Al momento de escribir estas sencillas notas, observo al presidente Trump en rueda de prensa firmar una orden ejecutiva para echar para atrás una de sus medidas de política inmigratoria más severas y controvertidas; me refiero a aquella que separaba a los hijos de sus padres asumiendo que el paso de la frontera de forma irregular constituye un delito y para sancionarlo y disuadir a sus autores les imponen ese tipo de tratamiento a todas luces violatorio de los más elementales derechos humanos.

Preocupa, sin embargo, que Estados Unidos de Norteamérica se retire del Comité de los Derechos Humanos de la ONU, siendo que han venido representando un papel que los postula a liderar universalmente la protección y la defensa de los derechos humanos. Por allá, en Europa, igualmente el gobierno de Hungría reta a sus vecinos con un discurso xenófobo que parece interpretar, lo cual es más grave, el sentimiento de densos sectores de su población.

He querido resaltar simplemente que una temática que debería encontrar unidos y consistentes en una misma línea a los países del primer mundo, protagonistas culturalmente del salto evolutivo que suponen los derechos humanos y su reconocimiento y garantía, conozca como resultado del giro populista contravenciones y contratiempos que pueden llegar a comprometer lo que de suyo constituye el más importante producto de la civilización que llamamos occidental y cristiana.

La utopía de los derechos humanos en constante y sistémica progresión no puede recibir sino auspicios desde una visión estratégica que propone el humanismo como nutriente fundamental del espíritu y debe sostenerse así, ante los cíclicos apagones de la razón y las periódicas irrupciones del pragmatismo.

Teóricamente debe quedarnos claro que, más allá de la perspectiva jurídica e, incluso, allende los límites de la especulación académica, en los sobrios espacios conceptuales de la ciudadanía, debe entenderse que la democracia requiere del derecho, de la institucionalidad, de la constitucionalidad para asegurar la libertad y la dignidad de la persona humana, y ello no es negociable. El poder es genéticamente avieso y debe educársele, limitársele y corregírsele.

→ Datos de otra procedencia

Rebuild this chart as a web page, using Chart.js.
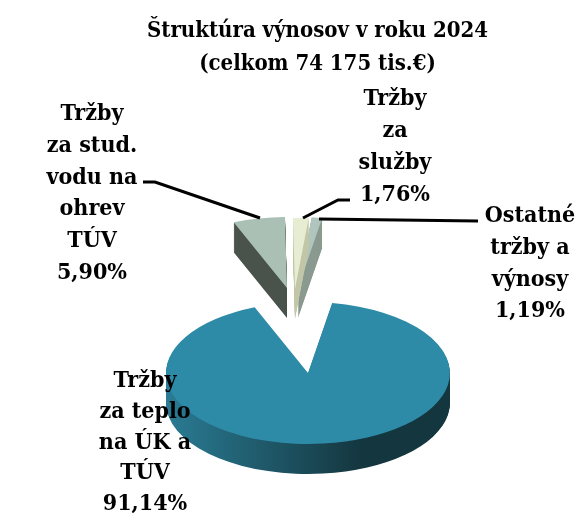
<!DOCTYPE html>
<html><head><meta charset="utf-8">
<style>html,body{margin:0;padding:0;background:#fff}#w{width:579px;height:522px;position:relative}</style>
<script src="https://cdn.jsdelivr.net/npm/chart.js@4"></script></head>
<body><div id="w"><canvas id="c" width="579" height="522"></canvas></div>
<script>
const titleLines = ['Štruktúra výnosov v roku 2024', '(celkom 74 175 tis.€)'];
const categories = ['Tržby za teplo na ÚK a TÚV', 'Tržby za stud. vodu na ohrev TÚV', 'Tržby za služby', 'Ostatné tržby a výnosy'];
const values = [91.14, 5.90, 1.76, 1.19];
const labelLines = [['Tržby','za teplo','na ÚK a','TÚV'], ['Tržby','za stud.','vodu na','ohrev','TÚV'], ['Tržby','za','služby'], ['Ostatné','tržby a','výnosy']];
const topColors = ['#2d8ba8', '#abc0b5', '#e6edd3', '#b0c5bd'];
const sideColors = [null, '#4a524c', '#c2c7a8', '#8a9a90'];

const FONT = 'bold 23px "DejaVu Serif Condensed"';
const pieCenters = [[308,373],[287,288],[295,289],[298,288]];
const labelPos = [[145,381,30.8],[92,114,31.8],[395,99,32],[530,216,31.8]];
const leaders = [
  [[143,182],[155,182],[260,218]],
  [[350,200],[338,200],[303,218]],
  [[478,221],[319,219]]
];
const DEPTH = 30, SQUASH = 0.5;

function fmt(v){ return v.toFixed(2).replace('.', ',') + '%'; }

const pie3d = {
  id: 'pie3d',
  beforeDatasetsDraw(chart) {
    const ctx = chart.ctx;
    const arcs = chart.getDatasetMeta(0).data;
    const blueGrad = ctx.createLinearGradient(166,0,372,0);
    blueGrad.addColorStop(0,'#2b7f98');
    blueGrad.addColorStop(1,'#14363f');
    const order = [0,1,3,2];
    order.forEach(i => {
      const arc = arcs[i], o = arc.options, c = pieCenters[i];
      const paint = (dy, col) => {
        ctx.save();
        ctx.translate(c[0], c[1] + dy);
        ctx.scale(1, SQUASH);
        ctx.translate(-arc.x, -arc.y);
        arc.options = Object.assign(Object.create(o), {backgroundColor: col, borderColor: col, borderWidth: 0});
        arc.draw(ctx);
        arc.options = o;
        ctx.restore();
      };
      for (let d = DEPTH; d >= 1; d--) paint(d, i === 0 ? blueGrad : sideColors[i]);
      paint(0, topColors[i]);
    });
    return false;
  },
  afterDraw(chart) {
    const ctx = chart.ctx;
    ctx.save();
    ctx.strokeStyle = '#000'; ctx.lineWidth = 3; ctx.lineJoin = 'miter';
    leaders.forEach(l => {
      ctx.beginPath();
      l.forEach((p,i) => i ? ctx.lineTo(p[0],p[1]) : ctx.moveTo(p[0],p[1]));
      ctx.stroke();
    });
    ctx.fillStyle = '#000'; ctx.font = FONT; ctx.textAlign = 'center'; ctx.textBaseline = 'middle';
    labelLines.forEach((lines,i) => {
      const [x,y,h] = labelPos[i];
      [...lines, fmt(values[i])].forEach((t,j) => ctx.fillText(t, x, y + j*h));
    });
    ctx.restore();
  }
};

new Chart(document.getElementById('c'), {
  type: 'pie',
  data: { labels: categories, datasets: [{ data: values, backgroundColor: topColors, borderWidth: 0 }] },
  options: {
    responsive: false, animation: false, rotation: 9.8, radius: 142,
    layout: { padding: { left: 56, top: 0 } },
    plugins: {
      legend: { display: false }, tooltip: { enabled: false },
      title: { display: true, text: titleLines, color: '#000', font: { family: '"DejaVu Serif Condensed"', size: 22, weight: 'bold', lineHeight: 1.5 }, padding: { top: 15, bottom: 0 } }
    }
  },
  plugins: [pie3d]
});
</script></body></html>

Más aún, la política en sus más variadas y a ratos exquisitas elucubraciones o en el otro lado, ciertamente más oscuro del quehacer humano, interesado y cínico, no debe perder de vista la condición humana que la empapa, la impronta ética común al género humano, so pena de extraviarse en las deletéreas veleidades que nos comprometen como fenómeno histórico.

El fin del mundo es una amenaza tan vieja como el tiempo mismo. Una amenaza o una predicción de la que hemos abusado, por cierto, y sin embargo, sabemos que la tentación suicida ya fue probada en Hiroshima y en Nagasaki con el testimonio del horror que supuso. Lo que hay que comprender es que no es menester para hacernos nosotros mismos mal intentarlo a gran escala, basta que lo hagamos en la ocasión de nuestro devenir existencial al hacérselo a otro o dejarlo hacer sin oponernos con todo lo que tenemos.